Increased occurrence processing pipeline latency

Incident Report for Rollbar

Postmortem

From 7:50 AM PT on Jan 25, 2022 until 8:34 AM PT Jan 29, 2022 we experienced a significant performance degradation in our pipeline. As a result, error occurrences sent to us over that span were processed but with significant delays. The processing delays limit our ability to notify our customers of new issues which slows their reaction time. We understand it’s paramount that we deliver on our promise of real-time issue alerts.

The root cause was a combination of degraded performance in our Kafka cluster, database deadlocks, and an increase in traffic.

Rollbar engineers were first alerted at 8:39 AM PT and began investigating the issue immediately. We pursued fixes from both the application and infrastructure sides. One primary issue was a crash loop in one service that caused constant partition rebalancing in Kafka. From the application side, we applied immediate fixes that stopped the rebalancing to stop and allowed the application to make progress. After the incident, we applied infrastructure-side fixes to address the root cause.

To prevent this incident from recurring, we have reviewed and updated our Kafka cluster monitoring, and will continue to review Kafka client code to ensure it doesn't put unnecessary stress on our infrastructure. We are also reviewing our Kafka monitoring to ensure we identify its issues proactively. Additionally, we are addressing the specific applications to address deadlock issues.

As always, thank you for being a Rollbar customer.
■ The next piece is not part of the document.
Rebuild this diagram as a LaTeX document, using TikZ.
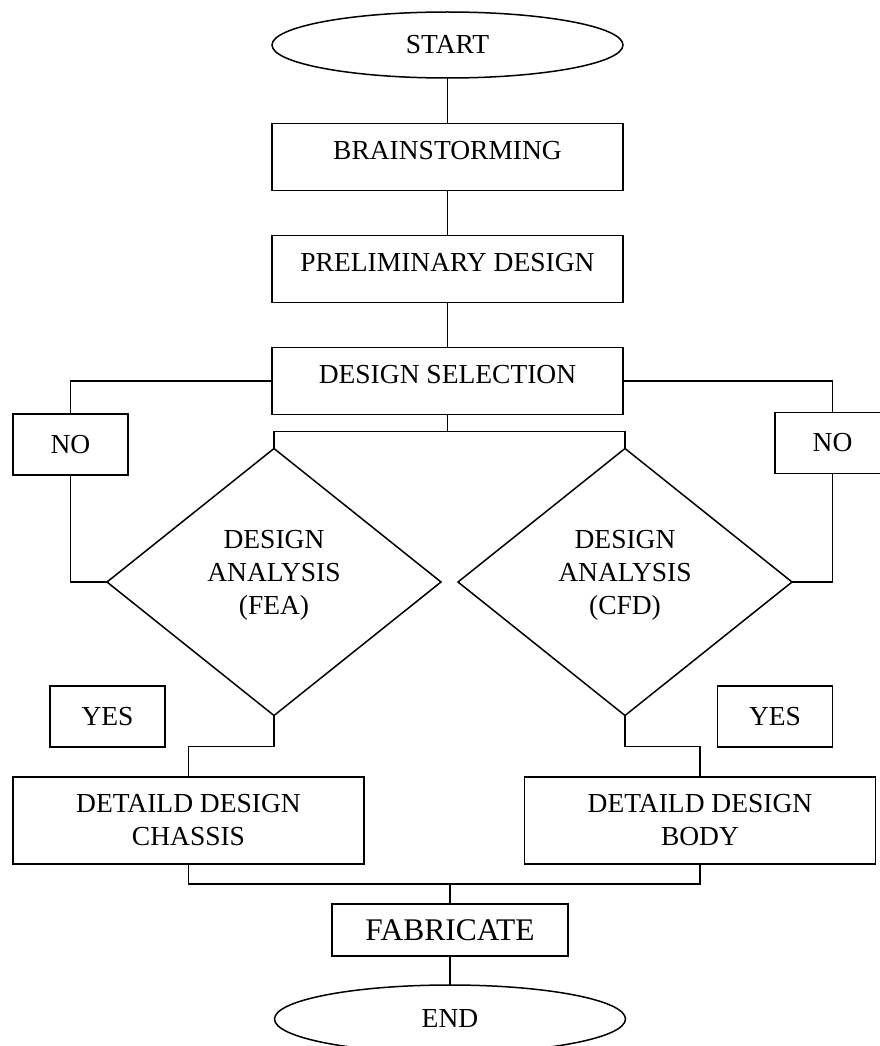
\documentclass[tikz,border=0pt]{standalone}
\usepackage{fontspec}
\setmainfont{Liberation Serif}
\usetikzlibrary{shapes.geometric,positioning}

\begin{document}
\begin{tikzpicture}[-,x=1pt,y=1pt,node distance=112pt,line width=1.5pt,
    terminal/.style={ellipse,draw,minimum width=351pt,minimum height=66pt,inner sep=0pt,outer sep=0pt,font=\fontsize{27.5}{33}\selectfont},
    process/.style={rectangle,draw,minimum width=351pt,minimum height=67pt,inner sep=0pt,outer sep=0pt,text depth=13pt,font=\fontsize{27.5}{33}\selectfont},
    decision/.style={diamond,draw,minimum width=334pt,minimum height=267pt,inner sep=0pt,outer sep=0pt,align=center,text depth=20pt,font=\fontsize{27.5}{33}\selectfont},
    answer/.style={rectangle,draw,minimum width=115pt,minimum height=61pt,inner sep=0pt,outer sep=0pt,font=\fontsize{27.5}{33}\selectfont},
    detail/.style={rectangle,draw,minimum width=351pt,minimum height=87pt,inner sep=0pt,outer sep=0pt,align=center,font=\fontsize{27.5}{33}\selectfont}]

            \useasboundingbox (0,0) rectangle (880,-1046);

            \node[terminal] (start) at (447.5,-45) {START};
            \node[process] (brain) [below of = start] {BRAINSTORMING};
            \node[process] (prelim) [below of = brain] {PRELIMINARY DESIGN};
            \node[process] (select) [below of = prelim] {DESIGN SELECTION};
            \node[answer] (noleft) at (70.5,-444.5) {NO};
            \node[answer] (noright) at (832.5,-443) {NO};
            \node[decision] (fea) at (274,-582) {DESIGN\\ANALYSIS\\(FEA)};
            \node[decision] (cfd) at (625,-582) {DESIGN\\ANALYSIS\\(CFD)};
            \node[answer] (yesleft) at (107.5,-716.5) {YES};
            \node[answer] (yesright) at (775,-716.5) {YES};
            \node[detail] (chassis) at (188.5,-820.5) {DETAILD DESIGN\\CHASSIS};
            \node[detail] (body) at (700,-820.5) {DETAILD DESIGN\\BODY};
            \node[process, minimum width=236pt, minimum height=52pt, text depth=0pt, font=\fontsize{31.5}{36}\selectfont] (fab) at (450,-930) {FABRICATE};
            \node[terminal, minimum height=68pt] (end) [below of = fab, node distance=89pt] {END};

            \draw[-] (start) to (brain);
            \draw[-] (brain) to (prelim);
            \draw[-] (prelim) to (select);

            \draw[-] (select.west) -| (noleft.north);
            \draw[-] (select.east) -| (noright.north);
            \draw[-] (noleft.south) |- (fea.west);
            \draw[-] (noright.south) |- (cfd.east);

            \draw[-] (select.south) -- ++(0,-17) coordinate (split);
            \draw[-] (fea.north) |- (split) -| (cfd.north);

            \draw[-] (fea.south) -- ++(0,-31) -| (chassis.north);
            \draw[-] (cfd.south) -- ++(0,-31) -| (body.north);

            \draw[-] (chassis.south) -- ++(0,-20) coordinate (merge) -| (body.south);
            \draw[-] (fab.north) -- (fab.north |- merge);
            \draw[-] (fab) to (end);

            ;
        \end{tikzpicture}
\end{document}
Posted Feb 08, 2022 - 06:20 PST

Resolved

This incident has been resolved. Please expect a postmortem by 5 PM PT Friday.

Posted Jan 25, 2022 - 17:27 PST

Update

We have implemented additional fixes, and are monitoring the results.

Posted Jan 25, 2022 - 13:14 PST

Monitoring

A fix has been implemented and we are monitoring the results.

Posted Jan 25, 2022 - 10:35 PST

Identified

We are experiencing a processing delay in our occurrence pipeline. We are investigating actively and will post when we have identified the issue.

Posted Jan 25, 2022 - 07:50 PST

This incident affected: Processing pipeline (Core Processing Pipeline).